→ **DATASET ENTRIES**
— Start —

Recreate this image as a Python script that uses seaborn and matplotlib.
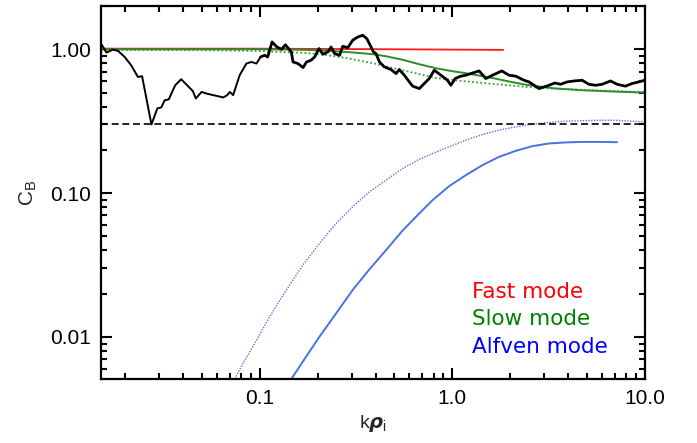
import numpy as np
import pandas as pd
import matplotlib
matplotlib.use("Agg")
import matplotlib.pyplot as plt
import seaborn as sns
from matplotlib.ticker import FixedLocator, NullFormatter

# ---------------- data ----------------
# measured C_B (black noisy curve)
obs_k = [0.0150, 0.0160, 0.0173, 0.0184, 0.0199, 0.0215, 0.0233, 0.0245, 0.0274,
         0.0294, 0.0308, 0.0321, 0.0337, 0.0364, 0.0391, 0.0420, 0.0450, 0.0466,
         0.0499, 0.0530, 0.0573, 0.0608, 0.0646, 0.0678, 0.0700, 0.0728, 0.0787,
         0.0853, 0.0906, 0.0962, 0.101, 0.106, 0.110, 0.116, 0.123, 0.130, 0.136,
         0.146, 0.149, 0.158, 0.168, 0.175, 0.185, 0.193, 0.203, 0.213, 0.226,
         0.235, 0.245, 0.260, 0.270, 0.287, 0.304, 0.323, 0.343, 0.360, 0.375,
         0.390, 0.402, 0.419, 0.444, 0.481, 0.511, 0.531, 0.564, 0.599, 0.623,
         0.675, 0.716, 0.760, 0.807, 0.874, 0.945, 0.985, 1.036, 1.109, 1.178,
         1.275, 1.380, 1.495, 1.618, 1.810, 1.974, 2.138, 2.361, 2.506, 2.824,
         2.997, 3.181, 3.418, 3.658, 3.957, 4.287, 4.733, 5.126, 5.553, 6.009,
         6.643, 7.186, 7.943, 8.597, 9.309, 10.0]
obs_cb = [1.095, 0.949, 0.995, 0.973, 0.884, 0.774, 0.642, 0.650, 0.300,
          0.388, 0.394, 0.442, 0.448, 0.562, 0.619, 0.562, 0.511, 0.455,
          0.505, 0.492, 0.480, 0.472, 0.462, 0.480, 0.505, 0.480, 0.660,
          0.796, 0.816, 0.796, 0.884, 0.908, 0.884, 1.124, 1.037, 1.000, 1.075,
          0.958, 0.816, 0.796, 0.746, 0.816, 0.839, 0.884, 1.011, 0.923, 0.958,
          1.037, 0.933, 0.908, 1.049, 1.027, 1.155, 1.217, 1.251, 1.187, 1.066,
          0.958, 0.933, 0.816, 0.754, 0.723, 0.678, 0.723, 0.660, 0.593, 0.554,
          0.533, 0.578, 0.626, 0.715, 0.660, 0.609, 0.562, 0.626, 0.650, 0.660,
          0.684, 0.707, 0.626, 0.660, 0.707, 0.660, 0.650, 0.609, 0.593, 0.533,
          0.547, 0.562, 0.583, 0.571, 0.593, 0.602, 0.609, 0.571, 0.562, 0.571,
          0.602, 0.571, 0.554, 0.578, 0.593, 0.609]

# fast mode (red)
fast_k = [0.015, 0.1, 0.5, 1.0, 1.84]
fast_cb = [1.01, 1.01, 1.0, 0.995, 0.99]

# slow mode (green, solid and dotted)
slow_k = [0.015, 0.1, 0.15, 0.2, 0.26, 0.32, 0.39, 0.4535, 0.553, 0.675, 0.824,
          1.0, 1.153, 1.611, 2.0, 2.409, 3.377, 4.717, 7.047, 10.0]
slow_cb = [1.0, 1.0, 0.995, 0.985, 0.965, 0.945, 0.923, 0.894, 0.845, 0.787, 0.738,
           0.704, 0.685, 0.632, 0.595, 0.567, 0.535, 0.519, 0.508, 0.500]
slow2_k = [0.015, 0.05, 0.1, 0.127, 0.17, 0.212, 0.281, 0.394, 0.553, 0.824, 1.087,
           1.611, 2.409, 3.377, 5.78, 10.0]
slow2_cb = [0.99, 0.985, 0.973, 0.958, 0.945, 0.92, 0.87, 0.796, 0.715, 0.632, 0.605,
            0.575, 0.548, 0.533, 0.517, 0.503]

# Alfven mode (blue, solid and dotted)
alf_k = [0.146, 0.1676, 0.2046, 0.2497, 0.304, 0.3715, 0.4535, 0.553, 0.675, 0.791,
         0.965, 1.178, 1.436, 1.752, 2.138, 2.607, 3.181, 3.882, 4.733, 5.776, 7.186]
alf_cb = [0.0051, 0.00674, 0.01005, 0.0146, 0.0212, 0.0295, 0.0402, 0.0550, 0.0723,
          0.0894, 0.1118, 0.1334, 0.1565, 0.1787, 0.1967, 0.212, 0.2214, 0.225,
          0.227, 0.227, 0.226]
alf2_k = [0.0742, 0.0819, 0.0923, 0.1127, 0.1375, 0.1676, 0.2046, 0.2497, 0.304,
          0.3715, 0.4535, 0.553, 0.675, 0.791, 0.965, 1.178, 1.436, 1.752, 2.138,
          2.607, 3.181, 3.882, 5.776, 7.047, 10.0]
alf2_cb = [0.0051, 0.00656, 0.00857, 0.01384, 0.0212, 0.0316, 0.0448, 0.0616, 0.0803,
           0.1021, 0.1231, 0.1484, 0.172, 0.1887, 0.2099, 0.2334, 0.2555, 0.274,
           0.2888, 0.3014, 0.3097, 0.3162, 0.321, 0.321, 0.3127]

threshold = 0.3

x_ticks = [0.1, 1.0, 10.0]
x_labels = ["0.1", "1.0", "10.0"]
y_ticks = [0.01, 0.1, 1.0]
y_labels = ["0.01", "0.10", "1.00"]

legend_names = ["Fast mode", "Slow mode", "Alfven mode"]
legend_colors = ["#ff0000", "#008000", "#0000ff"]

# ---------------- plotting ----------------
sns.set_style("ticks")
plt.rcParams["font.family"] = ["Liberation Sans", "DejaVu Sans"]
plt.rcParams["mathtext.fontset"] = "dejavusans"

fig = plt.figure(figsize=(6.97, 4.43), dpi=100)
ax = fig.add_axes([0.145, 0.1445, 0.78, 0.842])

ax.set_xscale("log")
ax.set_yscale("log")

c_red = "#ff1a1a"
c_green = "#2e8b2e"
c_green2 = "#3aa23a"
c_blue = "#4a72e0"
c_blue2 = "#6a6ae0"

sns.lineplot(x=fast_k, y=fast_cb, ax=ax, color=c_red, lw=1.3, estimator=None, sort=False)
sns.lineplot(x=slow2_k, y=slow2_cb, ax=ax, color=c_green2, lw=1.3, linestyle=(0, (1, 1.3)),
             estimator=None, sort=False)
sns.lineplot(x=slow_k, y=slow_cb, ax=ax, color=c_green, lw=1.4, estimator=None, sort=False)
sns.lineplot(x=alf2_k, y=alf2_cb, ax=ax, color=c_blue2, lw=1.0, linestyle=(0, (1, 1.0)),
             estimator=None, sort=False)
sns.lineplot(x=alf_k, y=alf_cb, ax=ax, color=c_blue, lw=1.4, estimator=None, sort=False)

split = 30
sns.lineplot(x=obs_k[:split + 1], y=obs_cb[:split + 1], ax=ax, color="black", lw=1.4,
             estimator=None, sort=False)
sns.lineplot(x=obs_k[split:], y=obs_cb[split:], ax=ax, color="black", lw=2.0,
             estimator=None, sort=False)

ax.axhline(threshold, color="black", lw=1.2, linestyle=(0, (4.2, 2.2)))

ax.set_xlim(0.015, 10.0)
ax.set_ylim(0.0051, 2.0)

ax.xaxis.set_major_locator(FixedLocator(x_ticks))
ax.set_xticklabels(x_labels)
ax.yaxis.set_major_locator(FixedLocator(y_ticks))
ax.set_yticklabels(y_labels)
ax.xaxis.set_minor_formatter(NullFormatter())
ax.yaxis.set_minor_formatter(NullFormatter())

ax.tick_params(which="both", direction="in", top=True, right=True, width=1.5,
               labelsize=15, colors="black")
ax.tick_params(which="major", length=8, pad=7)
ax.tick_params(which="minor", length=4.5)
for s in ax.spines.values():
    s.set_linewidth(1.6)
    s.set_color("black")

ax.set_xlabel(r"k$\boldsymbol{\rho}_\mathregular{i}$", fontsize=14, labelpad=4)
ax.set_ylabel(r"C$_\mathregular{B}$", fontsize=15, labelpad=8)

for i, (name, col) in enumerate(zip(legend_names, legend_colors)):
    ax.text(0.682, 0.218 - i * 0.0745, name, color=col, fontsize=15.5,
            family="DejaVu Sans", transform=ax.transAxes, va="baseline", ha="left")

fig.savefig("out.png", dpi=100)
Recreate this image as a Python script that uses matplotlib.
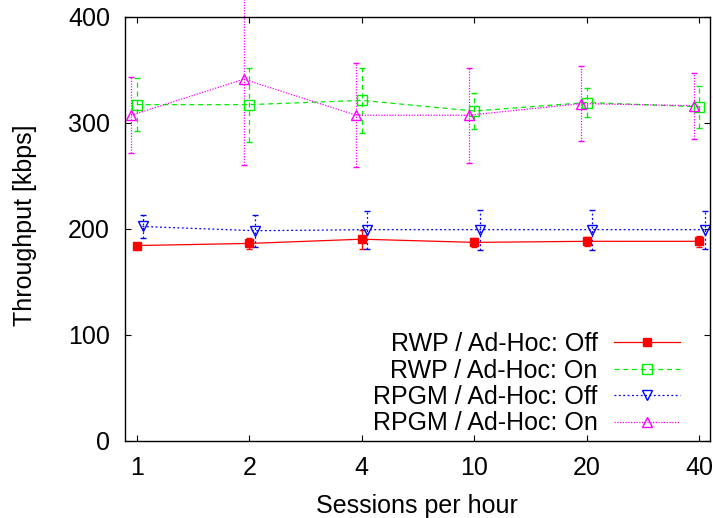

— End —

→ **AIM**
Pictures are excluded; extract exactly the lines from the start of the data through the line that holds "from matplotlib.ticker import", both ends included.

→ **ANSWER TO THIS TASK**
Recreate this image as a Python script that uses seaborn and matplotlib.
import numpy as np
import pandas as pd
import matplotlib
matplotlib.use("Agg")
import matplotlib.pyplot as plt
import seaborn as sns
from matplotlib.ticker import FixedLocator, NullFormatter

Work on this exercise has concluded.